Calvin and I drove through Merida on dimly-remembered routes to find our way from the bus depot, where we’d just left Harry and Maryann, to the Periférico ringing the eastern edge where it is intersected by the highway toward Cancun.  Not far from the outskirts of Merida, actually in one of its suburbs, we saw our big orange building and followed the arrow painted alongside the words “trailer park” to the rear door.  We explained to the man at the door what we were after, and he said the entrance was around the corner at the front of the building.

The entrada was curiously obscured by bushes and brickwork.  Like entering a maze, we wove the Thing between parallel walls, angled to prevent a car parked at the security gate from being seen from the street.  While Calvin was stopped at the gate, I walked over to the office to ask about the rates and availability at this trailer park.  But already I could see it was like no other.

Several employees in the office passed me over to a fellow who could answer my questions about the trailer park.   I explained that we had a 35 foot bus, a casa rodante that we live in, and wanted to park in their trailer park.  He led me out of the office, past the rows of cabanas where Calvin had been directed, through a courtyard that was grassed and had a nice-looking pool as well as a kids’ play area.  Behind all this were more, larger cabanas, then a big concrete parking lot, and my hopes faded as I realized that we were now behind that door where the “trailer park” arrow pointed.  Calvin had followed us in the Thing, and parked in the lot and came over to hear what the man had to say.

In Spanish, he told us that they would charge us 300 pesos to leave our bus on their lot for a night, but that we couldn’t stay in it since we were really paying for the use of a cabana and the facilities.  I clarified that we didn’t need a hookup for power or water, he said none was available anyway.  Then, this man of about 30, began explaining subtly that the trailers  that parked in this area belonged to men…who brought….their…ummm…. He was quite embarassed at this point, so I finished the explanation for him: their girlfriends, for just a few hours.

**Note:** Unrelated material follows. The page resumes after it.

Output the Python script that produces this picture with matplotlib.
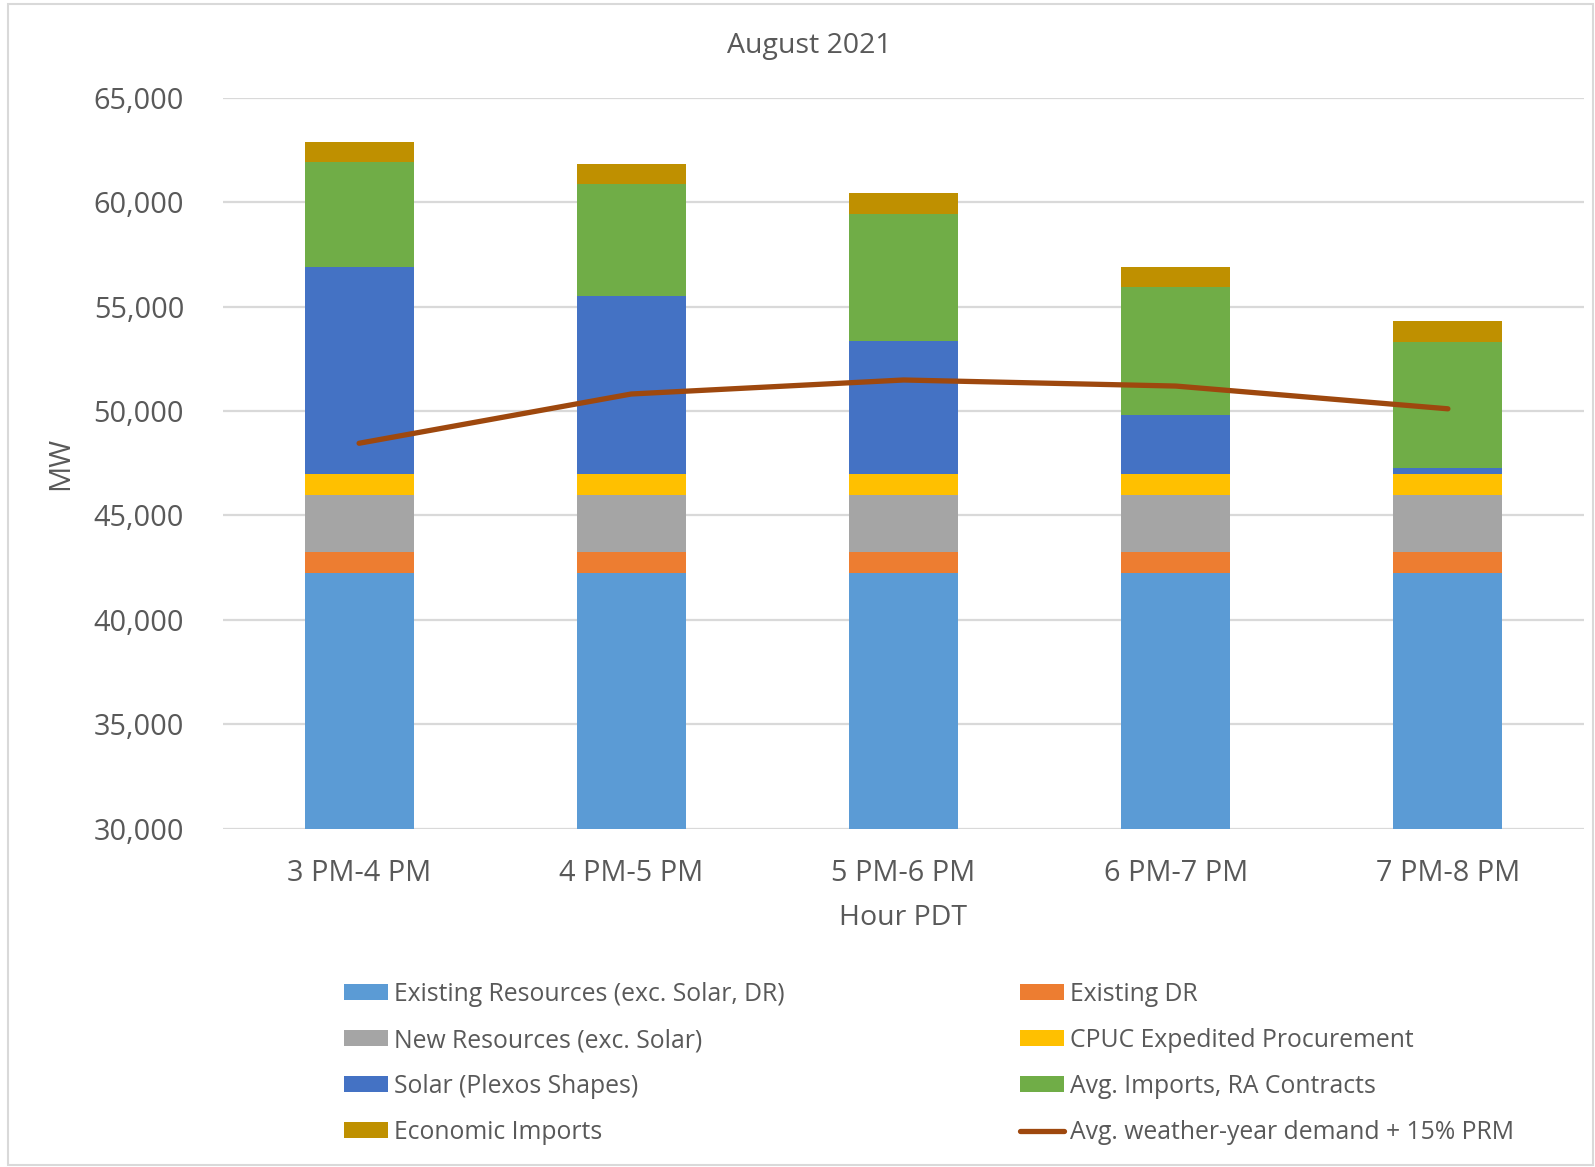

Now out in the open, I said we knew about these “no-tell motels”, but wasn’t it like false advertising that the sign boasted a “trailer park”?  I suggested that many travellers like us would make this same assumption and come asking, and couldn’t they rent us the space for less than the room rate or at least change the signage?  We got into a conversation about the nature of this business in this area of the ‘burbs of Merida, about the owner’s nearby nightclubs, about the hourly room rates and the amenities of the higher-priced rooms.  At some point we switched to English and Javier told us he was studying for his TOEFL exam.  He asked us about Canada and said he would like to go there someday.   He ended up giving us his contact information in case we needed anything while we were in Merida, another of those “mi casa es su casa” relationships we have been fortunate enough to happen upon on in our travels.  We said our goodbyes and were let out the back “trailer park” door.

While Javier holds a respectable job as a computer geek in a respectable Mexican hotel, the service provided is regarded as less than respectable by foreigners unfamiliar with Mexican culture. In fact, our Sanborn’s guide from our first Mexican trip ten years ago warns travellers in Mexico that “this is not for you”.   But we have seen these “no-tell motels” all across Mexico, on the outskirts of almost every city of any size.   Though we have not personally had opportunity to seek lodging in one, we’ve heard that they do provide the road-weary traveller with a clean bed and a shower for those who want to get a few hours’ rest.  Just don’t think too much about who and what came before.